Why this case matters beyond one property

This is a local enforcement case, not a national rule change. Even so, it is a useful reminder for landlords because the problems described are not obscure technical issues. The council listed basic safety and condition failures: wiring, alarms, fire safety, windows, security, cold and pests.

Those are exactly the sorts of defects that can become more serious when they are treated as ordinary maintenance backlog rather than housing-standard risks. A landlord may see several small jobs. A council inspection may see a pattern of hazards affecting whether the home is safe, warm and suitable to occupy.

Here4 Landlords has previously covered wider housing hazards and warning signs landlords should not miss. The Rotherham case sits in the same practical territory: keep repair records current, respond properly to formal notices, and avoid letting unfinished works drift after risks have already been identified.

Formal notices change the risk level

The council’s account makes one point especially clear. The prosecution followed a legal notice requiring remedial works. That matters because a formal notice is not just another complaint, quote request or informal reminder. It sets out action the landlord is expected to take, and failure to respond can move the situation towards enforcement.

For landlords, the practical lesson is administrative as much as physical. When a council notice arrives, it should be logged with the date received, the required works, any deadlines, the person responsible for arranging each item, contractor updates, photographs, certificates and confirmation when the work is complete.

If work cannot be completed in the expected way, landlords should not simply let the matter sit. They may need to communicate clearly with the council, keep evidence of attempted works, and take appropriate professional advice where the notice or required remedy is unclear. The key point is that silence, partial repair and poor records can make a bad property-condition issue harder to defend.

Safety checks should be joined up

The hazards listed in the Rotherham case cut across several areas of property management. Exposed electrical wiring and defective windows are repair issues. Missing smoke alarms and fire safety concerns are safety issues. Excess cold can point towards heating, insulation, ventilation or broader condition problems. Rodent infestation raises hygiene, access and building-fabric questions.

A joined-up review is often more useful than dealing with each defect in isolation. If a landlord receives repeated reports about cold rooms, damp smells, poor security, pests or failing fixtures, it may be worth checking whether there is a wider pattern rather than approving one small repair at a time.
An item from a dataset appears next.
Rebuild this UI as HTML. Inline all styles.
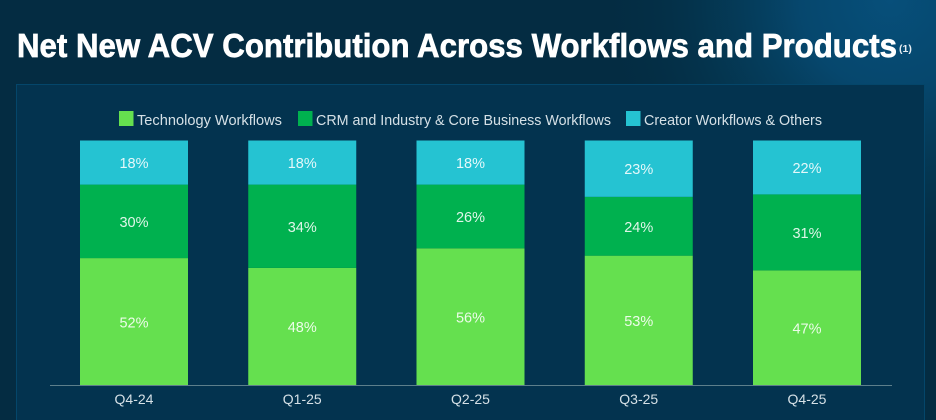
<!DOCTYPE html>
<html lang="en">
<head>
<meta charset="utf-8">
<title>Net New ACV Contribution</title>
<style>
html,body{margin:0;padding:0;width:936px;height:420px;overflow:hidden;background:#042c42}
svg{display:block;font-family:"Liberation Sans",sans-serif}
</style>
</head>
<body>
<svg id="chart" width="936" height="420" viewBox="0 0 936 420" xmlns="http://www.w3.org/2000/svg">
  <defs>
    <radialGradient id="glow" gradientUnits="userSpaceOnUse" cx="890" cy="0" r="300">
      <stop offset="0" stop-color="#074f7a"/>
      <stop offset="0.3" stop-color="#064a72" stop-opacity="0.9"/>
      <stop offset="0.6" stop-color="#05405f" stop-opacity="0.5"/>
      <stop offset="0.85" stop-color="#04344e" stop-opacity="0.15"/>
      <stop offset="1" stop-color="#042c42" stop-opacity="0"/>
    </radialGradient>
  </defs>
  <rect width="936" height="420" fill="#042c42"/>
  <rect width="936" height="420" fill="url(#glow)"/>
  <rect x="16.5" y="84.5" width="908" height="340" fill="#03334f" stroke="#04466a" stroke-width="1"/>
  <text x="17" y="57" font-size="33" font-weight="700" fill="#ffffff" stroke="#ffffff" stroke-width="0.7" textLength="880" lengthAdjust="spacingAndGlyphs">Net New ACV Contribution Across Workflows and Products</text>
  <text x="899" y="52" font-size="10.5" font-weight="700" fill="#e6edf2">(1)</text>
  <g id="legend"></g>
  <g id="bars"></g>
  <line id="axis" x1="50" x2="892" stroke="#5d7f8b" stroke-width="1"></line>
  <g id="xlabels"></g>
</svg>
<script>
const categories = ["Q4-24", "Q1-25", "Q2-25", "Q3-25", "Q4-25"];
const technologyWorkflows = [52, 48, 56, 53, 47];
const crmIndustryCoreWorkflows = [30, 34, 26, 24, 31];
const creatorWorkflowsOthers = [18, 18, 18, 23, 22];
const seriesNames = ["Technology Workflows", "CRM and Industry & Core Business Workflows", "Creator Workflows & Others"];

const NS = "http://www.w3.org/2000/svg";
const seriesValues = [technologyWorkflows, crmIndustryCoreWorkflows, creatorWorkflowsOthers];
const seriesColors = ["#65e04f", "#00b14f", "#25c3d2"];

const axisBottom = 385.5;
const axisTop = 140.5;
const plotLeft = 50;
const plotRight = 892;
const barWidth = 108;
const firstCenter = 134;
const lastCenter = 807;

function xCenter(i) {
  return firstCenter + (lastCenter - firstCenter) * i / (categories.length - 1);
}
function yScale(v) {
  return axisBottom - (axisBottom - axisTop) * v / 100;
}
function make(tag, attrs) {
  const el = document.createElementNS(NS, tag);
  for (const k in attrs) el.setAttribute(k, attrs[k]);
  return el;
}

const barsGroup = document.getElementById("bars");
categories.forEach(function (cat, i) {
  let cum = 0;
  seriesValues.forEach(function (vals, s) {
    const v = vals[i];
    const y0 = yScale(cum);
    const y1 = yScale(cum + v);
    const rect = make("rect", {
      x: xCenter(i) - barWidth / 2,
      y: y1,
      width: barWidth,
      height: y0 - y1,
      fill: seriesColors[s]
    });
    
    
    barsGroup.appendChild(rect);
    const label = make("text", {
      x: xCenter(i),
      y: (y0 + y1) / 2 + 5.5,
      "font-size": "14.5",
      fill: "#ffffff",
      "fill-opacity": "0.88",
      "text-anchor": "middle"
    });
    
    
    label.textContent = v + "%";
    barsGroup.appendChild(label);
    cum += v;
  });
});

const axis = document.getElementById("axis");
axis.setAttribute("y1", axisBottom);
axis.setAttribute("y2", axisBottom);
axis.setAttribute("x1", plotLeft);
axis.setAttribute("x2", plotRight);

const xLabels = document.getElementById("xlabels");
categories.forEach(function (cat, i) {
  const t = make("text", {
    x: xCenter(i),
    y: 404,
    "font-size": "14",
    fill: "#d5e0e6",
    "text-anchor": "middle"
  });
  
  
  t.textContent = cat;
  xLabels.appendChild(t);
});

const legendSwatchX = [119, 298, 626];
const legendTextWidth = [145, 295, 178];
const legend = document.getElementById("legend");
seriesNames.forEach(function (name, s) {
  const sw = make("rect", {
    x: legendSwatchX[s],
    y: 111,
    width: 14.5,
    height: 15,
    fill: seriesColors[s]
  });
  
  
  legend.appendChild(sw);
  const t = make("text", {
    x: legendSwatchX[s] + 18,
    y: 125,
    "font-size": "14.5",
    fill: "#d5e0e6",
    textLength: legendTextWidth[s],
    lengthAdjust: "spacingAndGlyphs"
  });
  
  
  t.textContent = name;
  legend.appendChild(t);
});
</script>
</body>
</html>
That also helps with contractor management. A repair that is started but left unfinished can still leave the landlord exposed if the hazard remains. The Rotherham Council statement said some repairs had been attempted, but they did not resolve the hazards present. Completion evidence matters.

Licensing is part of the local picture

Rotherham Council also used the update to remind landlords about its Selective Licensing scheme for 2026 to 2031, which came into force on 15 February 2026. The council said landlords with properties in designated areas must hold a valid licence and pointed landlords towards its online licensing checker and application route.
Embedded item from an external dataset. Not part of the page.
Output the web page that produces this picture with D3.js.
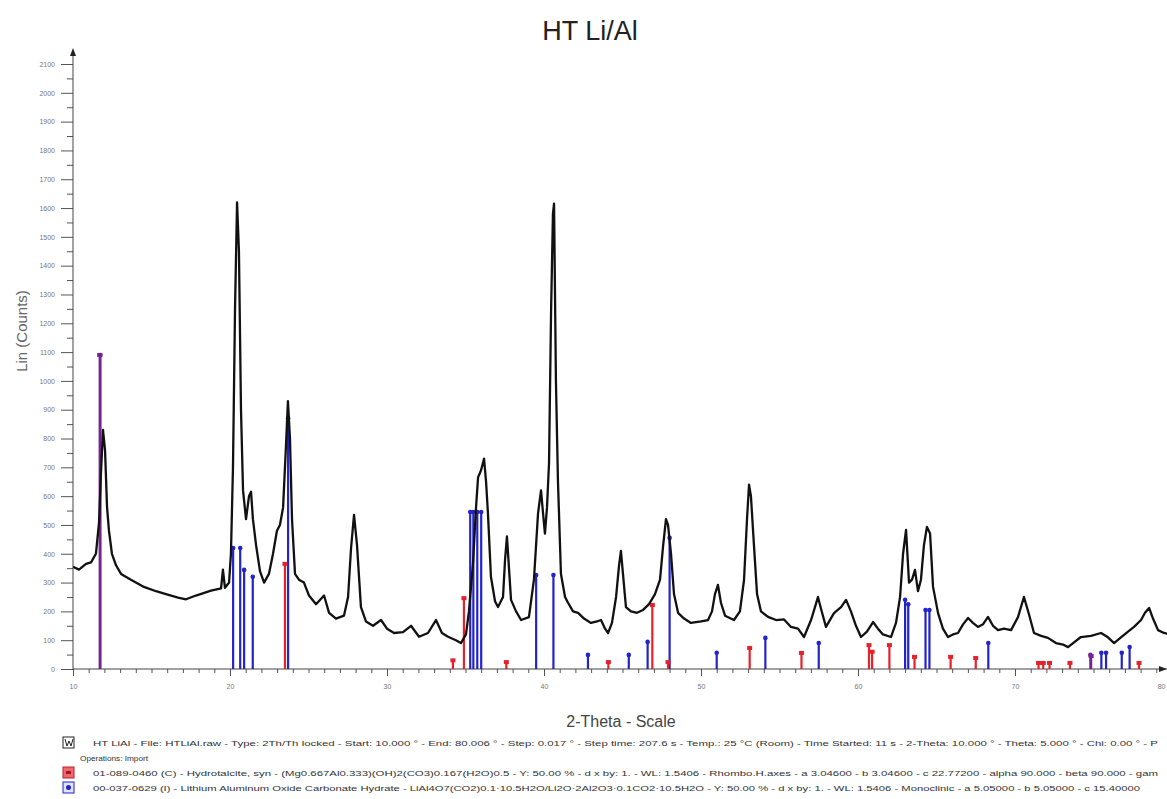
<!DOCTYPE html>
<html>
<head>
<meta charset="utf-8">
<script src="https://cdn.jsdelivr.net/npm/d3@7"></script>
<style>
  body { margin: 0; background: #fff; }
  svg { display: block; font-family: "Liberation Sans", Arial, sans-serif; }
</style>
</head>
<body>
<div id="xrd"></div>
<script>
// Measured pattern (2-theta in degrees, counts)
var twoTheta = [10.0,10.38,10.83,11.15,11.46,11.66,11.78,11.91,12.04,12.17,12.29,12.48,12.74,13.06,13.69,14.52,15.29,15.92,16.69,17.2,17.83,18.79,19.43,19.55,19.68,19.94,
  20.06,20.19,20.32,20.45,20.57,20.7,20.83,21.02,21.21,21.34,21.46,21.66,21.91,22.17,22.48,22.74,22.99,23.18,23.38,23.57,23.69,23.82,23.95,24.14,24.39,24.71,25.03,25.48,25.99,26.31,26.75,27.26,27.52,27.71,27.9,28.09,28.34,28.66,29.11,29.62,
  30.0,30.45,31.02,31.53,32.04,32.61,33.12,33.5,33.89,34.39,34.71,35.03,35.22,35.48,35.67,35.8,35.99,36.18,36.31,36.43,36.62,36.88,37.07,37.39,37.52,37.64,37.77,37.9,38.22,38.54,39.04,39.36,39.62,39.81,39.94,
  40.06,40.19,40.32,40.45,40.57,40.64,40.76,40.89,41.08,41.34,41.53,41.85,42.17,42.55,42.99,43.38,43.63,43.89,44.08,44.33,44.59,44.78,44.9,45.03,45.22,45.54,45.92,46.31,46.69,47.07,47.39,47.58,47.77,47.9,48.09,48.28,48.54,48.92,49.36,
  50.0,50.45,50.7,50.89,51.08,51.27,51.53,52.1,52.48,52.74,52.93,53.06,53.18,53.38,53.57,53.82,54.27,54.78,55.29,55.73,56.18,56.56,57.01,57.26,57.45,57.64,57.96,58.47,58.92,59.24,59.55,59.87,
  60.19,60.57,60.96,61.27,61.59,62.1,62.42,62.68,62.87,63.06,63.25,63.44,63.63,63.82,64.01,64.2,64.39,64.59,64.78,65.1,65.41,65.73,66.05,66.37,66.69,67.01,67.32,67.64,67.96,68.28,68.6,68.92,69.3,69.75,
  70.19,70.57,70.89,71.21,71.66,72.1,72.61,73.06,73.38,73.82,74.2,74.84,75.48,75.92,76.31,76.75,77.2,77.58,78.03,78.28,78.54,78.79,79.11,79.49,79.94];
var counts = [355,345,365,370,400,510,680,830,760,560,480,400,360,330,310,285,270,260,248,242,255,272,280,345,282,300,
  400,700,1250,1620,1450,900,620,520,600,615,520,430,340,300,330,400,480,500,560,780,930,800,520,330,310,300,255,225,255,195,175,185,250,420,535,430,215,165,150,170,
  140,125,128,150,112,125,170,125,112,100,90,120,200,370,560,665,690,730,650,540,320,235,215,250,380,460,350,240,200,170,180,310,540,620,540,
  470,560,715,1240,1580,1615,1000,650,330,250,230,200,195,175,160,165,170,140,125,160,250,360,410,330,215,200,195,205,225,260,310,424,520,500,400,260,195,175,160,
  165,170,200,260,292,230,185,170,200,309,520,640,600,424,260,200,181,170,172,146,140,111,170,215,250,210,146,194,215,240,200,150,
  111,130,163,140,120,111,160,250,400,483,300,310,344,270,310,430,493,470,285,194,140,111,120,125,155,177,160,146,155,181,150,135,140,135,
  180,250,190,125,115,108,90,85,76,95,111,115,125,110,90,110,130,146,170,195,212,175,135,125,120];

// Reference patterns (stick positions and relative heights in counts)
var hydroPos = [11.7,23.5,34.2,34.9,37.6,44.1,46.9,47.9,53.1,56.4,60.7,60.9,62.0,63.6,65.9,67.5,71.5,71.8,72.2,73.5,74.85,77.9];
var hydroCounts = [1090,365,30,246,24,24,222,24,73,56,83,60,83,42,42,38,21,21,21,21,45,21];
var liAlPos = [11.75,20.2,20.65,20.9,21.45,23.7,35.3,35.5,35.75,36.0,39.5,40.6,42.8,45.4,46.6,48.0,51.0,54.1,57.5,63.0,63.2,64.3,64.55,68.3,74.8,75.5,75.8,76.8,77.3];
var liAlCounts = [1090,420,420,344,320,870,545,545,545,545,326,326,49,49,94,455,56,108,90,240,225,205,205,90,49,56,56,56,76];

var yTicks = d3.range(0, 2101, 100);
var xTicks = [10, 20, 30, 40, 50, 60, 70, 80];

var legendLines = [
  "HT LiAl - File: HTLiAl.raw - Type: 2Th/Th locked - Start: 10.000 \u00b0 - End: 80.006 \u00b0 - Step: 0.017 \u00b0 - Step time: 207.6 s - Temp.: 25 \u00b0C (Room) - Time Started: 11 s - 2-Theta: 10.000 \u00b0 - Theta: 5.000 \u00b0 - Chi: 0.00 \u00b0 - P",
  "Operations: Import",
  "01-089-0460 (C) - Hydrotalcite, syn - (Mg0.667Al0.333)(OH)2(CO3)0.167(H2O)0.5 - Y: 50.00 % - d x by: 1. - WL: 1.5406 - Rhombo.H.axes - a 3.04600 - b 3.04600 - c 22.77200 - alpha 90.000 - beta 90.000 - gam",
  "00-037-0629 (I) - Lithium Aluminum Oxide Carbonate Hydrate - LiAl4O7(CO2)0.1\u00b710.5H2O/Li2O\u00b72Al2O3\u00b70.1CO2\u00b710.5H2O - Y: 50.00 % - d x by: 1. - WL: 1.5406 - Monoclinic - a 5.05000 - b 5.05000 - c 15.40000"
];

var W = 1167, H = 799;
var red = "#e3222b", blue = "#2323c8", mixed = "#74238f";

var svg = d3.select("#xrd").append("svg")
    .attr("width", W)
    .attr("height", H);

var x = d3.scaleLinear().domain([10, 80]).range([73, 1172]);
var y = d3.scaleLinear().domain([0, 2100]).range([669, 64]);

svg.append("clipPath").attr("id", "clip")
  .append("rect").attr("x", 73).attr("y", 40).attr("width", W - 73).attr("height", 630);

// Title and axis titles
svg.append("text")
    .attr("x", 590).attr("y", 40)
    .attr("text-anchor", "middle")
    .attr("font-size", 27)
    .attr("fill", "#222")
    .text("HT Li/Al");

svg.append("text")
    .attr("transform", "translate(27,331) rotate(-90)")
    .attr("text-anchor", "middle")
    .attr("font-size", 15)
    .attr("fill", "#666")
    .text("Lin (Counts)");

svg.append("text")
    .attr("x", 621).attr("y", 727)
    .attr("text-anchor", "middle")
    .attr("font-size", 16)
    .attr("fill", "#444")
    .text("2-Theta - Scale");

// Y axis, major + minor ticks
var yAxis = svg.append("g")
    .attr("transform", "translate(73,0)")
    .call(d3.axisLeft(y).tickValues(yTicks).tickSize(12).tickPadding(6).tickFormat(d3.format("d")));
yAxis.select(".domain").remove();
yAxis.selectAll("text").attr("font-size", 7).attr("fill", "#777");
yAxis.selectAll("line").attr("stroke", "#555");

var yMinor = svg.append("g")
    .attr("transform", "translate(73,0)")
    .call(d3.axisLeft(y).tickValues(d3.range(50, 2100, 100)).tickSize(6).tickFormat(""));
yMinor.select(".domain").remove();
yMinor.selectAll("line").attr("stroke", "#555");

// X axis, major + minor ticks
var xAxis = svg.append("g")
    .attr("transform", "translate(0,669)")
    .call(d3.axisBottom(x).tickValues(xTicks).tickSize(7).tickPadding(8));
xAxis.select(".domain").remove();
xAxis.selectAll("text").attr("font-size", 7).attr("fill", "#777");
// last label sits on the page edge, pull it inside
xAxis.selectAll("text").filter(function(d){ return d == 80; })
    .attr("text-anchor", "end").attr("x", -7);
xAxis.selectAll("line").attr("stroke", "#555");

var xMinor = svg.append("g")
    .attr("transform", "translate(0,669)")
    .call(d3.axisBottom(x).tickValues(d3.range(11, 80, 1).filter(function(d){ return d % 10 != 0; })).tickSize(4).tickFormat(""));
xMinor.select(".domain").remove();
xMinor.selectAll("line").attr("stroke", "#555");

// axis lines with arrows
svg.append("line").attr("x1", 73).attr("x2", 73).attr("y1", 669).attr("y2", 52).attr("stroke", "#444");
svg.append("path").attr("d", "M70,56 L73,48 L76,56 Z").attr("fill", "#222");
svg.append("line").attr("x1", 73).attr("x2", 1167).attr("y1", 669).attr("y2", 669).attr("stroke", "#444");
svg.append("path").attr("d", "M1159,666 L1167,669 L1159,672 Z").attr("fill", "#222");

// Sticks: colour purple where both phases share a reflection
function stickColor(p, others, base) {
  for (var i = 0; i < others.length; i++) {
    if (Math.abs(others[i] - p) < 0.1) return mixed;
  }
  return base;
}

function drawSticks(pos, cnt, others, base, shape) {
  var g = svg.append("g").attr("clip-path", "url(#clip)");
  var data = pos.map(function(p, i){ return { p: p, c: cnt[i], col: stickColor(p, others, base) }; });
  g.selectAll("line").data(data).enter().append("line")
      .attr("x1", function(d){ return x(d.p); })
      .attr("x2", function(d){ return x(d.p); })
      .attr("y1", y(0))
      .attr("y2", function(d){ return y(d.c); })
      .attr("stroke", function(d){ return d.col; })
      .attr("stroke-width", 2.2);
  if (shape == "square") {
    g.selectAll("rect").data(data).enter().append("rect")
        .attr("x", function(d){ return x(d.p) - 2.5; })
        .attr("y", function(d){ return y(d.c) - 2; })
        .attr("width", 5).attr("height", 4)
        .attr("fill", function(d){ return d.col; });
  } else {
    g.selectAll("circle").data(data).enter().append("circle")
        .attr("cx", function(d){ return x(d.p); })
        .attr("cy", function(d){ return y(d.c); })
        .attr("r", 2.3)
        .attr("fill", function(d){ return d.col; });
  }
}

// Measured pattern
var pattern = twoTheta.map(function(t, i){ return [t, counts[i]]; });
var line = d3.line()
    .x(function(d){ return x(d[0]); })
    .y(function(d){ return y(d[1]); });

drawSticks(liAlPos, liAlCounts, hydroPos, blue, "circle");
drawSticks(hydroPos, hydroCounts, liAlPos, red, "square");

svg.append("path")
    .datum(pattern)
    .attr("clip-path", "url(#clip)")
    .attr("d", line)
    .attr("fill", "none")
    .attr("stroke", "#111")
    .attr("stroke-width", 2.3)
    .attr("stroke-linejoin", "round");

// Legend
var legY = [743, 758, 773, 788];
var legX = [93, 80, 93, 93];
var legLen = [1065, 68, 1065, 1047];

legendLines.forEach(function(t, i) {
  svg.append("text")
      .attr("x", legX[i]).attr("y", legY[i] + 2.5)
      .attr("font-size", 7)
      .attr("fill", "#333")
      .attr("textLength", legLen[i])
      .attr("lengthAdjust", "spacingAndGlyphs")
      .text(t);
});

// legend icons
var ic = svg.append("g");
ic.append("rect").attr("x", 63).attr("y", 737).attr("width", 11).attr("height", 11)
    .attr("fill", "#fff").attr("stroke", "#222");
ic.append("path").attr("d", "M65,739 L67,746 L69,741 L71,746 L73,739").attr("fill", "none").attr("stroke", "#222");
ic.append("rect").attr("x", 63).attr("y", 767).attr("width", 11).attr("height", 11)
    .attr("fill", "#e86a70").attr("stroke", "#c0202a");
ic.append("rect").attr("x", 66).attr("y", 771).attr("width", 5).attr("height", 3).attr("fill", "#b01020");
ic.append("rect").attr("x", 63).attr("y", 782).attr("width", 11).attr("height", 11)
    .attr("fill", "#dfe3ff").attr("stroke", blue);
ic.append("circle").attr("cx", 68.5).attr("cy", 787.5).attr("r", 2.5).attr("fill", blue);
</script>
</body>
</html>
That part of the story is specific to Rotherham, but the wider lesson applies elsewhere. Local licensing rules vary by area, and landlords should not assume that a property is outside scope because it was previously unlicensed or because another nearby property is not affected. Boundaries, dates, property types and application requirements can all matter.

Licensing also interacts with property standards. A licence application does not remove the need to deal with hazards, and a compliant repair history does not remove the need to check whether local licensing applies.

A practical takeaway for landlords

The Rotherham case is a reminder to keep safety, repairs and local paperwork visible. A simple but disciplined system should show what was reported, what was inspected, what action was required, what work was ordered, when it was completed and what evidence proves the hazard was resolved.

That approach does not guarantee a landlord will avoid every dispute or enforcement question. It does make it easier to respond when a tenant, council officer, agent or contractor raises a problem. It also reduces the chance that a serious issue is hidden among everyday maintenance tasks until a formal notice or prosecution makes it impossible to ignore.

Landlords should treat this as an informational warning, not legal advice. The useful response is to check the basics: smoke and carbon monoxide alarms, electrical safety, fire risks, heating and excess cold, window condition, security, pest reports, outstanding repair jobs, local licensing requirements and any council correspondence that still needs a documented response.